Vous n’épargnez pas Nicolas Sarkozy…

Oui, c’est épidermique. Il y a lui – indécent, vulgaire, hystérique – et tout ce qu’il représente. Il est à mes yeux quelqu’un de très dangereux, un vrai populiste qui n’a aucune conviction et qui règle trop de choses dans son rapport au pouvoir. Il ne respecte personne et parle aux gens avec mépris, en massacrant la langue.
Contrairement à François Hollande, qui, lui, dites-vous, n’a ni pathologie, ni besoin de revanche, ni hystérie.

C’est rassurant, en effet. Il a cette ambition bien sûr (moi, il faudrait me payer pour être président, le poste le plus cauchemardesque qui soit), mais elle ne s’inscrit pas dans un chemin de revanche. Sa présence est plus calme, plus accomplie.

L’élection de François Hollande a-t-elle fait office de thérapie ?

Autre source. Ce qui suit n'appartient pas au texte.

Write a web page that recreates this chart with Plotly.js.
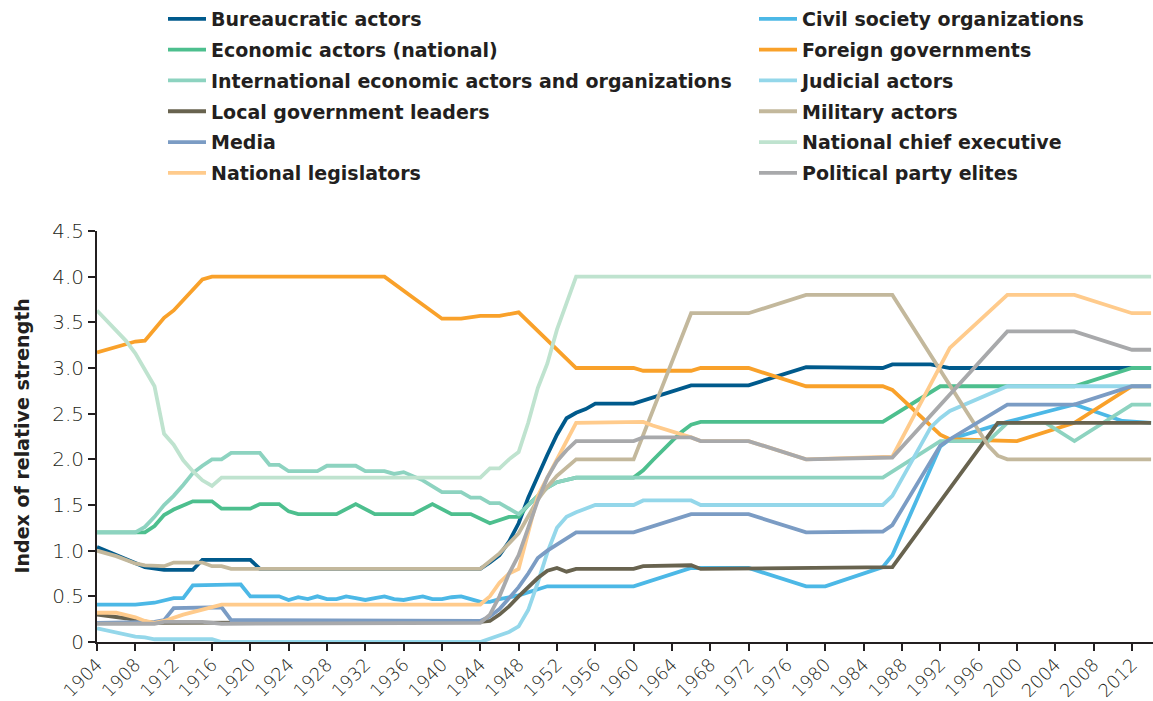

De réparation, plutôt. Au niveau personnel, d’abord : arriver officiellement, simplement, le jour de son investiture, en portant mon nom, mon prénom, dans ce lieu qui n’était pas que l’Elysée, qui était le bureau de papa, le lieu interdit, le lieu du rejet, m’a apaisée. La boucle est bouclée. Plus généralement, l’élection a affermi la légitimité de la gauche au pouvoir, ce qui rejoint ma propre problématique : mon père n’est plus une exception. Une exception, c’est génial, mais c’est lourd aussi. Enfin, Hollande a eu des mots justes, et très fins. Lui aussi, je pense, avait en tête cette notion de passation. Moi, j’étais un petit relais, un trait d’union symbolique.

Cette parenthèse s’est-elle refermée avec l’élection ?
Plutôt, oui. Cette période m’a permis d’évacuer beaucoup de choses. Je serai toujours la fille de mon père, je lui ressemblerai toujours, mais cela n’est plus un problème.

(1) Bon Petit Soldat, par Mazarine Pingeot. Julliard, 216 p.